Wednesday, 24 August 2011

One Day review - One day that certainly hasn't been seized!



Working in Waterstone's at the moment, I know just how popular this book is. We actually sold out of copies yesterday. You can't go anywhere without seeing someone reading "the book with the bright orange cover". And with that sentence, I join every other film critic in the country who has used that observation in their review... but I know first hand having sold dozens of copies!
I gave into the hype and decided to read it, like I did with Twilight, just to see what all the fuss was about. Unlike Twilight, I was actually quite taken with One Day, which ironically I read in just one day. I liked the hook of seeing the yearly snapshot of their relationship as we revisit Em and Dex on St Swithins Day over the course of 20 years, leaving the reader to fill in the blanks, and they could due to the fact that writer David Nicholls developed fully realised characters on the page, with a relationship you can invest and believe in.

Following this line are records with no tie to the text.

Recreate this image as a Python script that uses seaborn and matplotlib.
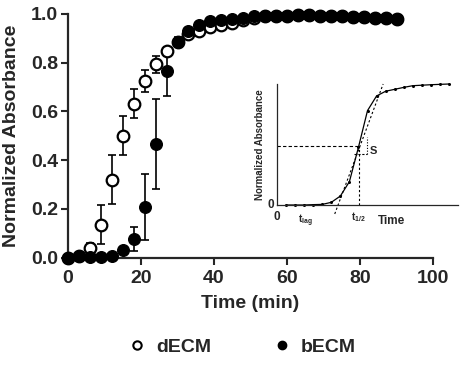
import numpy as np
import pandas as pd
import matplotlib
matplotlib.use("Agg")
import matplotlib.pyplot as plt
import seaborn as sns
from matplotlib.lines import Line2D

# ---- data ----
time = [0, 3, 6, 9, 12, 15, 18, 21, 24, 27, 30, 33, 36, 39, 42, 45, 48, 51, 54, 57,
        60, 63, 66, 69, 72, 75, 78, 81, 84, 87, 90]
decm = [0.0, 0.005, 0.038, 0.135, 0.32, 0.50, 0.632, 0.725, 0.794, 0.846, 0.887, 0.917,
        0.93, 0.945, 0.955, 0.965, 0.975, 0.985, 0.99, 0.992, 0.993, 0.995, 0.995, 0.993,
        0.99, 0.99, 0.988, 0.986, 0.985, 0.983, 0.98]
decm_err = [0.0, 0.0, 0.022, 0.08, 0.10, 0.08, 0.06, 0.045, 0.035, 0.02, 0.01, 0.01,
            0.0, 0.0, 0.0, 0.0, 0.0, 0.0, 0.0, 0.0, 0.0, 0.0, 0.0, 0.0, 0.0,
            0.0, 0.0, 0.0, 0.0, 0.0, 0.0]
becm = [0.0, 0.006, 0.004, 0.004, 0.008, 0.03, 0.077, 0.208, 0.467, 0.764, 0.887, 0.932,
        0.955, 0.97, 0.975, 0.98, 0.985, 0.99, 0.99, 0.992, 0.993, 0.995, 0.995, 0.993,
        0.99, 0.99, 0.988, 0.986, 0.985, 0.983, 0.98]
becm_err = [0.0, 0.0, 0.0, 0.0, 0.0, 0.015, 0.05, 0.135, 0.185, 0.10, 0.02, 0.01,
            0.0, 0.0, 0.0, 0.0, 0.0, 0.0, 0.0, 0.0, 0.0, 0.0, 0.0, 0.0, 0.0,
            0.0, 0.0, 0.0, 0.0, 0.0, 0.0]
x_ticks = [0, 20, 40, 60, 80, 100]
y_ticks = [0.0, 0.2, 0.4, 0.6, 0.8, 1.0]

# inset schematic curve
inset_t = list(range(1, 20))
inset_y = [0.0, 0.0, 0.0, 0.003, 0.005, 0.022, 0.074, 0.193, 0.477, 0.78, 0.901, 0.94,
           0.956, 0.972, 0.986, 0.99, 0.994, 0.997, 1.0]

sns.set_style("ticks")
plt.rcParams['font.family'] = ['Liberation Sans', 'DejaVu Sans']
plt.rcParams['font.weight'] = 'bold'

fig = plt.figure(figsize=(4.63, 3.77), dpi=100)
ax = fig.add_axes([68 / 463, 119.5 / 377, 365 / 463, 243.5 / 377])

df = pd.DataFrame({"time": time, "dECM": decm, "dErr": decm_err,
                   "bECM": becm, "bErr": becm_err})

ax.errorbar(df["time"], df["dECM"], yerr=df["dErr"], fmt="none", ecolor="black",
            elinewidth=1.2, capsize=3, capthick=1.2, clip_on=False, zorder=2)
ax.errorbar(df["time"], df["bECM"], yerr=df["bErr"], fmt="none", ecolor="black",
            elinewidth=1.2, capsize=3, capthick=1.2, clip_on=False, zorder=2)
sns.scatterplot(data=df, x="time", y="dECM", ax=ax, marker="o", s=70,
                facecolor="white", edgecolor="black", linewidth=1.6,
                clip_on=False, zorder=3, legend=False)
sns.scatterplot(data=df, x="time", y="bECM", ax=ax, marker="o", s=70,
                color="black", edgecolor="black", linewidth=1.0,
                clip_on=False, zorder=4, legend=False)

ax.set_xlim(0, 100)
ax.set_ylim(0, 1.0)
ax.set_xticks(x_ticks)
ax.set_yticks(y_ticks)
ax.set_yticklabels([f"{v:.1f}" for v in y_ticks])
ax.tick_params(labelsize=14, width=1.5, length=5, direction="out", pad=2)
ax.tick_params(axis="x", pad=4)
for lbl in ax.get_xticklabels() + ax.get_yticklabels():
    lbl.set_fontweight("bold")
ax.set_xlabel("Time (min)", fontsize=14, fontweight="bold", labelpad=6)
ax.set_ylabel("Normalized Absorbance", fontsize=14, fontweight="bold", labelpad=8)
sns.despine(ax=ax)
for sp in ["left", "bottom"]:
    ax.spines[sp].set_linewidth(1.6)

# legend
handles = [Line2D([], [], marker="o", linestyle="none", markersize=6,
                  markerfacecolor="white", markeredgecolor="black", markeredgewidth=1.5),
           Line2D([], [], marker="o", linestyle="none", markersize=6,
                  markerfacecolor="black", markeredgecolor="black")]
fig.legend(handles, ["dECM", "bECM"], loc="center", bbox_to_anchor=(0.522, 0.08),
           ncol=2, frameon=False, prop={"size": 14, "weight": "bold"},
           handlelength=1.0, handletextpad=0.5, columnspacing=3.1)

# inset
ins = fig.add_axes([277 / 463, (377 - 205) / 377, 181 / 463, 121 / 377])
ins.patch.set_alpha(0)
sns.lineplot(x=inset_t, y=inset_y, ax=ins, color="black", linewidth=0.9,
             marker="o", markersize=2.2, markeredgewidth=0, clip_on=False)
ins.set_xlim(0, 20)
ins.set_ylim(0, 1.0)
ins.set_xticks([])
ins.set_yticks([])
sns.despine(ax=ins)
for sp in ["left", "bottom"]:
    ins.spines[sp].set_linewidth(0.9)
ins.plot([6.38, 11.73], [-0.074, 1.0], ls=(0, (2, 2)), color="black", lw=0.8, clip_on=False)
ins.plot([0, 9.08], [0.49, 0.49], ls=(0, (3, 2)), color="black", lw=0.8)
ins.plot([9.08, 9.08], [0.0, 0.49], ls=(0, (2, 2)), color="black", lw=0.8)
ins.plot([8.5, 9.9], [0.42, 0.42], ls=(0, (2, 1.5)), color="black", lw=0.8)
ins.plot([9.9, 9.9], [0.42, 0.56], ls=(0, (1, 1.5)), color="black", lw=0.8)
ins.text(10.3, 0.45, "S", fontsize=8, fontweight="bold", va="center")
ins.text(-0.3, 0.0, "0", fontsize=8.5, fontweight="bold", ha="right", va="center")
ins.text(0.0, -0.05, "0", fontsize=8.5, fontweight="bold", ha="center", va="top")
ins.text(3.1, -0.06, "t$_{\\mathregular{lag}}$", fontsize=7, fontweight="bold", ha="center", va="top")
ins.text(9.0, -0.04, "t$_{\\mathregular{1/2}}$", fontsize=7, fontweight="bold", ha="center", va="top")
ins.text(12.7, -0.08, "Time", fontsize=8.5, fontweight="bold", ha="center", va="top")
ins.text(-1.9, 0.5, "Normalized Absorbance", fontsize=7, fontweight="bold",
         rotation=90, ha="center", va="center")

fig.savefig("out.png", dpi=100)
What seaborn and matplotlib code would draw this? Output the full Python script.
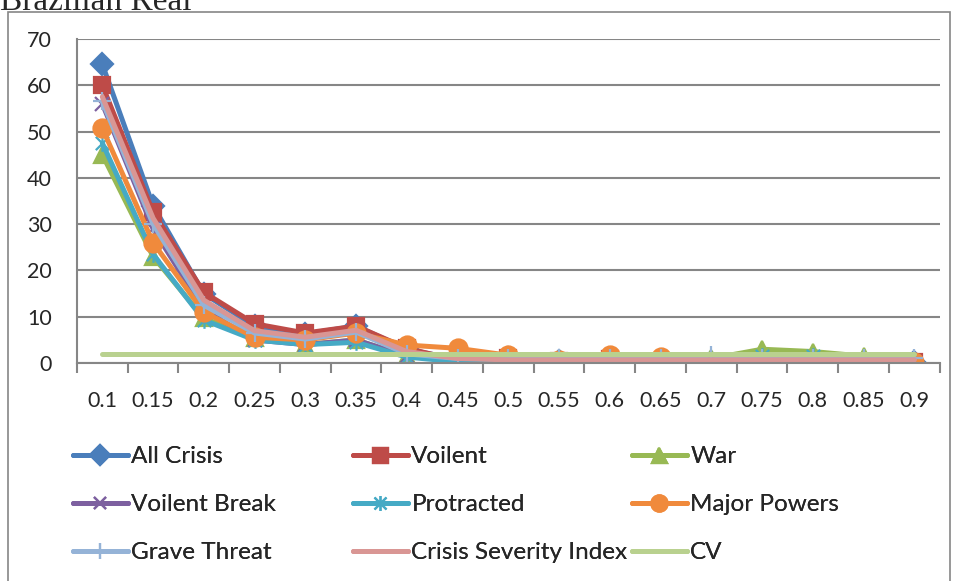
import matplotlib
matplotlib.use("Agg")
import matplotlib.pyplot as plt
import seaborn as sns
import pandas as pd
from matplotlib.path import Path
from matplotlib.patches import Rectangle

# data
thresholds = [0.1, 0.15, 0.2, 0.25, 0.3, 0.35, 0.4, 0.45, 0.5, 0.55, 0.6, 0.65, 0.7, 0.75, 0.8, 0.85, 0.9]
tick_labels = ['0.1', '0.15', '0.2', '0.25', '0.3', '0.35', '0.4', '0.45', '0.5', '0.55', '0.6',
               '0.65', '0.7', '0.75', '0.8', '0.85', '0.9']

all_crisis = [64.5, 34, 15, 8, 6.3, 8, 3, 0.8, 1, 0.5, 0.8, 0.4, 0.2, 0.3, 0.3, 0.3, 0.2]
voilent = [60, 32.6, 15.3, 8.5, 6.5, 8, 3.2, 0.6, 1, 0.4, 0.8, 0.3, 0.2, 0.3, 0.3, 0.3, 0.2]
war = [45, 23, 9.7, 5.5, 4, 5, 1.5, 0.5, 1, 0.5, 1, 0.5, 1, 3, 2.5, 1.5, 0.5]
voilent_break = [56, 29, 11.5, 5, 4, 5, 1.5, 0.5, 1, 0.4, 0.8, 0.3, 0.2, 0.2, 0.2, 0.2, 0.2]
protracted = [47.5, 23.5, 9.3, 5, 4, 4.5, 1.3, 0.3, 1, 0.5, 1, 0.5, 0.3, 1.5, 1.5, 0.5, 0.3]
major_powers = [50.7, 26, 11, 5.6, 5, 6.5, 3.9, 3.2, 1.7, 0.7, 1.7, 1.3, 0.2, 0.2, 0.3, 0.3, 0.3]
grave_threat = [56.5, 30, 12.5, 6.5, 5.2, 6.7, 2, 1, 1, 1, 1, 1, 1.7, 1, 1, 1, 1]
crisis_severity = [57.5, 31.3, 13.6, 7, 5.6, 7.1, 2.5, 1, 0.7, 0.7, 0.7, 0.7, 0.7, 0.7, 0.7, 0.7, 0.7]
cv = [1.9, 1.9, 1.9, 1.9, 1.9, 1.9, 1.9, 1.9, 1.9, 1.9, 1.9, 1.9, 1.9, 1.9, 1.9, 1.9, 1.9]

series_names = ['All Crisis', 'Voilent', 'War', 'Voilent Break', 'Protracted', 'Major Powers',
                'Grave Threat', 'Crisis Severity Index', 'CV']
series_values = [all_crisis, voilent, war, voilent_break, protracted, major_powers,
                 grave_threat, crisis_severity, cv]

# excel style asterisk marker
star = Path([(-1, -1), (1, 1), (-1, 1), (1, -1), (0, -1.25), (0, 1.25)],
            [Path.MOVETO, Path.LINETO, Path.MOVETO, Path.LINETO, Path.MOVETO, Path.LINETO])

styles = {
    'All Crisis': dict(color='#4A7EBB', marker='D', ms=11),
    'Voilent': dict(color='#BE4B48', marker='s', ms=12),
    'War': dict(color='#98B954', marker='^', ms=12),
    'Voilent Break': dict(color='#7D60A0', marker='x', ms=10),
    'Protracted': dict(color='#46AAC5', marker=star, ms=12),
    'Major Powers': dict(color='#F08A3C', marker='o', ms=13),
    'Grave Threat': dict(color='#95B3D7', marker='+', ms=13),
    'Crisis Severity Index': dict(color='#D99694', marker=None, ms=0),
    'CV': dict(color='#B9D18F', marker=None, ms=0),
}

df = pd.DataFrame({'threshold': thresholds})
for name, vals in zip(series_names, series_values):
    df[name] = vals

sns.set_style('white')
plt.rcParams['font.family'] = ['Lato', 'DejaVu Sans']

fig = plt.figure(figsize=(9.56, 5.81), dpi=100)
ax = fig.add_axes([0.0805, 0.375, 0.9025, 0.558])

for name in series_names:
    st = styles[name]
    sns.lineplot(data=df, x='threshold', y=name, ax=ax, color=st['color'], marker=st['marker'],
                 markersize=st['ms'], markeredgecolor=st['color'], markeredgewidth=1.6,
                 linewidth=3.6, label=name, sort=False, errorbar=None, legend=False,
                 solid_capstyle='round')

ax.set_xlim(0.075, 0.925)
ax.set_ylim(0, 70)
ax.set_yticks(range(0, 71, 10))
ax.set_xticks(thresholds)
ax.set_xticklabels(tick_labels)
ax.set_xticks([0.075 + 0.05 * k for k in range(18)], minor=True)
ax.set_xlabel('')
ax.set_ylabel('')

ax.grid(axis='y', color='#868686', linewidth=1.5)
ax.set_axisbelow(True)
for side in ['top', 'right']:
    ax.spines[side].set_visible(False)
for side in ['left', 'bottom']:
    ax.spines[side].set_color('#868686')
    ax.spines[side].set_linewidth(1.5)
ax.tick_params(axis='y', which='major', length=7, width=1.5, color='#868686', pad=11, labelsize=15.5)
ax.tick_params(axis='x', which='major', length=0, pad=20, labelsize=15.5)
ax.tick_params(axis='x', which='minor', length=7, width=1.5, color='#868686', bottom=True)

# legend: three separate columns, row-wise order like Excel
handles, labels = ax.get_legend_handles_labels()
col_x = [73 / 956, 353 / 956, 632 / 956]
for c in range(3):
    idx = [c, c + 3, c + 6]
    leg = fig.legend([handles[i] for i in idx], [labels[i] for i in idx],
                     loc='upper left', bbox_to_anchor=(col_x[c], 1 - 446 / 581),
                     frameon=False, fontsize=17.5, handlelength=2.25, handletextpad=0.15,
                     labelspacing=1.12, borderpad=0, borderaxespad=0, markerscale=0.9)
    fig.add_artist(leg)

# chart area border and clipped title
fig.patches.append(Rectangle((8 / 956, -0.1), 942 / 956, 1.1 - 12 / 581, transform=fig.transFigure,
                             fill=False, edgecolor='#868686', linewidth=1.2))
fig.text(0.0, 1 - 10 / 581, 'Brazilian Real', family='Liberation Serif', fontsize=24, va='baseline')

fig.savefig('out.png', dpi=100)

The same can not be said for the big screen adaptation unfortunately.
In Raiders Of The Lost Ark, Indiana Jones remarks "It ain't the years honey, it's the mileage", and that is exactly what the film is missing. The film skims over 23 years in 107 minutes (some years get 10 minutes, some are inexplicably just 30 seconds of Anne Hathaway swimming) and it never allows the audience enough time to connect with the characters and deliver that emotional punch that we require to have us crossing our fingers that Emma and Dexter finally get together by the end credits. What works in the novel fails to transfer to the screen in a way that romantic films with a similar fractured narrative like When Harry Met Sally and (500) Days of Summer did. I'm not just saying that as someone who has read the book, newcomers are likely to find the whole affair too rushed to care enough.
Another barrier to my inability to buy into the central relationship lay in the casting of the two leads. Jim Sturgess overplays the prickish nature of Dexter which makes it difficult to see what Emma actually finds likeable about him. And then there is Anne Hathaway.
In the book, Emma is meant to be a bit frumpy and bookish, and I'm sorry but putting a pair of Harry Potter glasses on Anne Hathaway does not stop her looking like Anne Hathaway! Plus her "Leeds" accent at times goes for a longer wander than a student taking a gap year.
The film does have one saving grace in the form of Rafe Spall, two if you count an all too brief appearance by the lovely Romola Garai. Spall lights up the screen and steals the whole film as the lovelorn Ian, one of Emma's early romances, and I'm not just saying that because his character is a fan of both Evil Dead and Wrath Of Khan!